1. Thou shalt worship the Can for all of thy days in Dufferland.
2. Thou shalt not set any affiliation to 'Nites of any sort above thy love for the Can.
3. Thou shalt never admit anything to be shinier or brighter than the Can.
4. Thou shalt not double post.
5. Thou shalt never willingly give up the Cheese Whiz.
6. Thou shalt not steal another's avatar, else thou shalt be smitten with tomatoes.
7. Thou shalt proclaim to all and sundry that Dernhelm has been, is, and always will be a Duffer.
 
Tis verily a work of art, oh great Wise One.

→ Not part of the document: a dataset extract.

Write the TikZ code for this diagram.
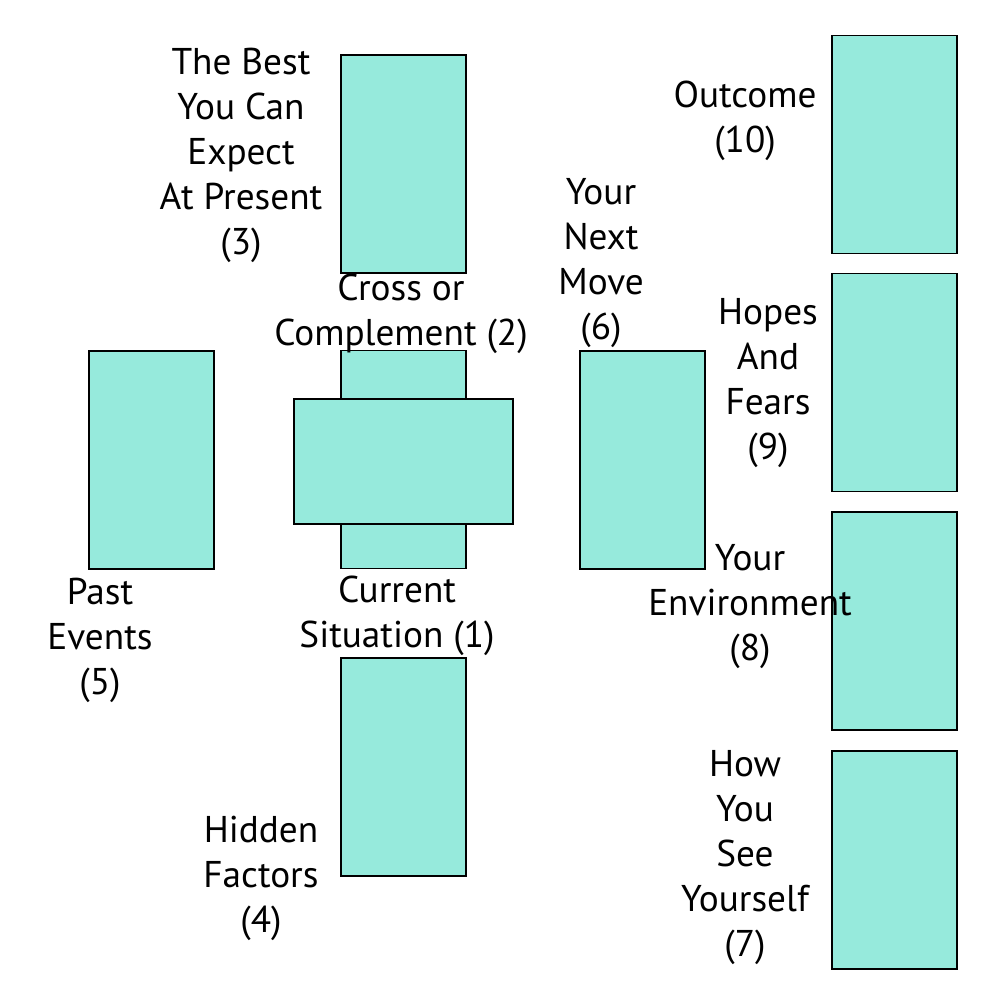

Toj, dost thou knowest how the Great and Blindingly Shiny Trash Can became so dirty? For verily, if I findest the culprit (unless she of the no longer Midnight is it) I must bring them to justice. She of the no longer Midnight is excluded thus because she has already been brought to jutice.
 
TOMATOES? Olorin, it's keyboards. Keyboards. :p

And I already gave my opinion on the last. :mad: Do you know, it's actually a good thing, come to think of it. :D Because if Duffers 'proclaim to all and sundry that Dernhelm has been, is, and always will be a Duffer'... Hehe :D Guess who doesn't do that? Guess who ISN'T a Duffer!!! *is happy*
 
:mad: So now you're calling me unprincipled too??? :mad: This is getting completely ridiculous. At any rate, an unprincipled Duffer must be pretty low-level stuff, so you're still working against your own agenda. :D

(And are Duffers capable of using Ubuntu? I doubt it.)
 
Only bad Queens are above the law. *glare* You are adding insult to injury.

Edit:
As for Ubuntu--can you prove that Duffers are capable of using it?
 
Why, sure.

Holyboy!
HB: What?
Can you use Ubuntu?
HB: Of course. Because Ubuntu sounds kinda like Ubirdtu and birds fly, and I fly, so therefore I'm good at Ubuntu. Q.E.D.